18
votes

I was reading about clojure reducers introduced in 1.5, here: https://github.com/clojure/clojure/blob/master/changes.md. My understanding is that they're a performance enhancement on the existing map/filter/reduce function(s). So if that's the case, I'm wondering why they are in a new namespace, and do not simply replace the existing map/reduce/filter implementations. Stated differently, why would I ever not choose to use the new reducers feature?

EDIT:

In response to the inital two answers, here is a clarification:

I'm going to quote the release notes here:

Reducers provide a set of high performance functions for working with collections. The actual fold/reduce algorithms are specified via the collection being reduced. This allows each collection to define the most efficient way to reduce its contents.

This does not sound to me like the new map/filter/reduce functions are inherently parallel. For example, further down in the release notes it states:

It contains a new function, fold, which is a parallel reduce+combine

So unless the release note are poorly written, it would appear to me that there is one new function, fold, which is parallel, and the other functions are collection specific implementations that aim to produce the highest performance possible for the particular collection. Am I simply mis-reading the release notes here?

4
Good question although "[W]hy would I ever not choose to use the new [clojure] reducers feature" serves as a better title.mike3996
thank you for the feedback, done.Kevin
This might help understanding why reducers cannot just replace the old implementations: vimeo.com/45561411Joe Lehmann

4 Answers

9
votes

Foreword: you have problem and you are going to use parallelism, now problems two have you.

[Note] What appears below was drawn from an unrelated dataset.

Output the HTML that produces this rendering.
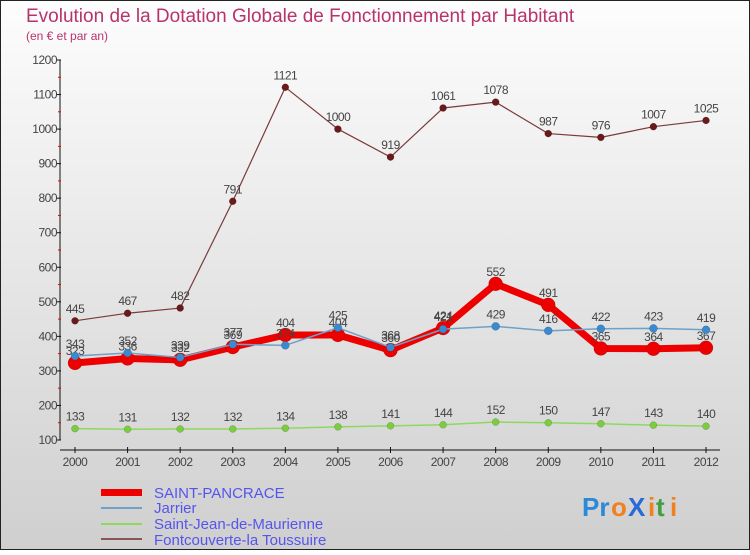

They're replacement in a sense they do that work in parallel (versus plain old sequential map and etc). Not all operations could be parallelized (in many cases operation has to be at least associative, also think about lazy sequences and iterators). Moreover, not every operation could be parallelized efficiently (there is always some coordination overhead, sometimes overhead is greater than parallelization gain).

8
votes

They cannot replace the old implementations in some cases. For instance if you have infinite sequences or if you actually require sequential processing of the collection.

1
votes

A couple of good reasons you might decide not to use reducers:

  • You need to maintain backwards compatibility with Clojure 1.4. This makes it tricky to use reducers in library code, for example, where you don't know what Clojure version your uses will be using
  • In some circumstances there are better options: for example if you are dealing with numerical arrays then you will almost certainly be better off using something like core.matrix instead.
0
votes

I found the following write up by Rich Hickey that while still somewhat confusing, cleared (some) things up for me: http://clojure.com/blog/2012/05/08/reducers-a-library-and-model-for-collection-processing.html

In particular the summary:

By adopting an alternative view of collections as reducible, rather than seqable things, we can get a complementary set of fundamental operations that tradeoff laziness for parallelism, while retaining the same high-level, functional programming model. Because the two models retain the same shape, we can easily choose whichever is appropriate for the task at hand.